Andrea Camilleri: I quattro Natali di Tridicino

Gleich die erste Erzählung kappt alle Leinen zu nord­europäi­scher Bildlich­keit. Auch am Heiligen Abend müssen die Fischer von Vigàta hinaus aufs Meer fahren, all ihre Kraft und Ge­schicklich­keit gegen Wind, Brandung und Strömung einsetzen, auf einen guten Fang und gesunde Heimkehr hoffen. Vor diesem Hinter­grund breitet Camilleri eine Familien­geschichte aus, die von märchen­haften und natur­mythi­schen Elementen bestimmt wird. Der Fischer­junge Tridi­cino (von »tredice­simo« – das drei­zehnte Kind seiner Eltern) hat unge­wöhn­liche Bega­bungen und Eigen­schaften, die ihn befähigen, Be­währungs­proben zu bestehen, die sich ihm auf und unter dem Wasser stellen. Ein alter Fischer vermacht ihm das Geheimnis, wie man eine »dragunara« (Wasser­hose?) ihrer zer­störeri­schen Kraft beraubt, aus der Tiefe kann er eine große Muschel bergen, die wunder­same Klänge erzeugt, und er muss sich der Heraus­forderung eines geheimnis­vollen Riesen­polypen in seiner Höhle stellen. An vier Weih­nachts­tagen in seinem Leben schafft Tridicino so die Grund­lagen für Glück und Wohlstand für sich und die Seinen.

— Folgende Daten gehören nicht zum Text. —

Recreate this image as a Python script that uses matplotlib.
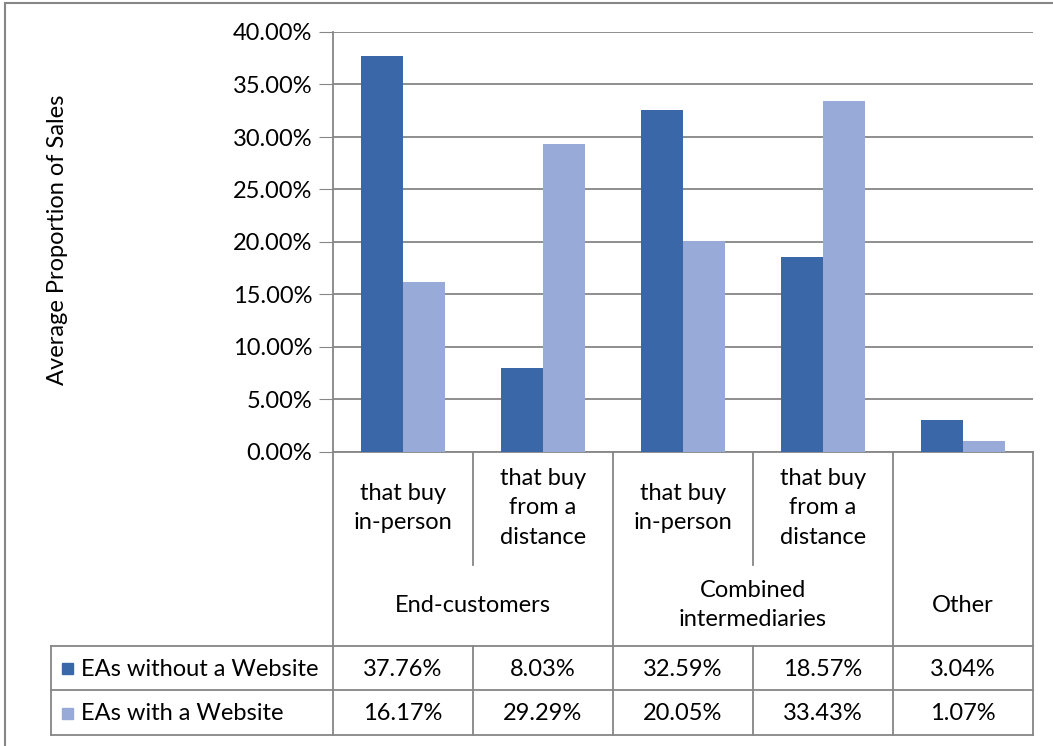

Giosuè Calaciura: Santo e Santino

Santino liebt seinen großen Bruder, obwohl der sein Leben nicht einfach macht. Santo ist fröhlich, ungestüm, befremd­lich und abstoßend, manchmal alles zugleich. Er muss nicht nur umfassend versorgt werden, sondern sein unbe­rechen­bares Handeln erfordert dauernde Aufmerk­samkeit. Ständig sind Konflikte zu lösen, Missge­schicke zu vermeiden, Gefahren abzu­wenden. So dreht sich das Familien­leben haupt­sächlich um den Behin­derten, und auch Santino muss seine Bedürf­nisse oft zurück­stecken. Die Eltern vertrauen auf sein Ver­ständnis und sein Verant­wortungs­bewusst­sein, während Santo all seine spontanen Launen unge­bremst auslebt. Kann ein Junge, selbst wenn er so ver­nünftig und fürsorg­lich ist wie Santino, solche Span­nungen aushalten?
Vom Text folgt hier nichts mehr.